Complicity in Climate Change

I was among one of the thousands of students who skipped school a few Fridays ago to attend the Youth Climate Strike. While I learned a lot from the inspiring speakers and micropolitical organizations, ironically I took away the most from what failed to happen.

First, I was disappointed at the lack of participation from students in my own school. Out of the 1600 students at my school, there were no more than ten who striked. Sure, strict parents were a barrier to attending, but most students I know did not even want to consider striking. While this instance of apathy might have been small and insignificant in the long run, I increasingly realize that the apathetic nature of my generation is a dangerous characteristic. Who else will clean up the mess that older generations have left us, before it is too late?

Second, after I had gotten home, the hypocrisies became jarringly obvious. Yes, I had skipped school because I wanted to make a statement about the lack of government action regarding climate change. Yet, I still drive myself to and from school everyday. I still fly several times a year, use plastic products, and eat meat. Thus, unless I changed my habits, I am still complicit in climate change. Recognizing climate change is real–that is not too difficult. But taking action is an entirely different story.

However, I am beginning to transition to sustainable habits, and I urge you to do the same. One step at a time, our small actions can have a butterfly effect and make a substantive impact on the environment.

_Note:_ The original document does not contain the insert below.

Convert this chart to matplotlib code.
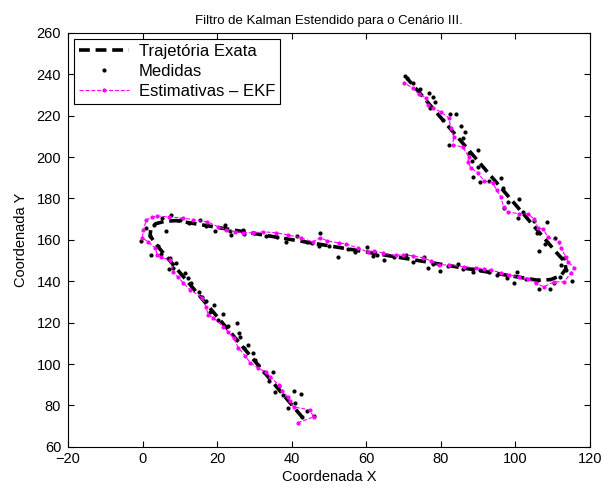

  • Decrease meat consumption, especially limiting/eliminating beef products from diet
  • Avoiding flying is difficult. Instead, “offset” flights by planting trees or doing other sustainable activities every time you fly on a plane
  • Transition to electric stoves and cars, if possible
  • Limit gasoline car usage: bike, walk, or carpool
  • Use reusable water bottles and bags
  • Sustainable shopping: thrift / purchase used clothing, or purchase from sustainable brands
  • Vote for policymakers who have historically voted for Green policies and against deregulation of the environment

While there are obviously systemic structures that is difficult for youth to change, the above steps are mostly accessible, achievable, and still a great first step in improving our relationship toward the environment. Moving on forward, there is no room for lack of action.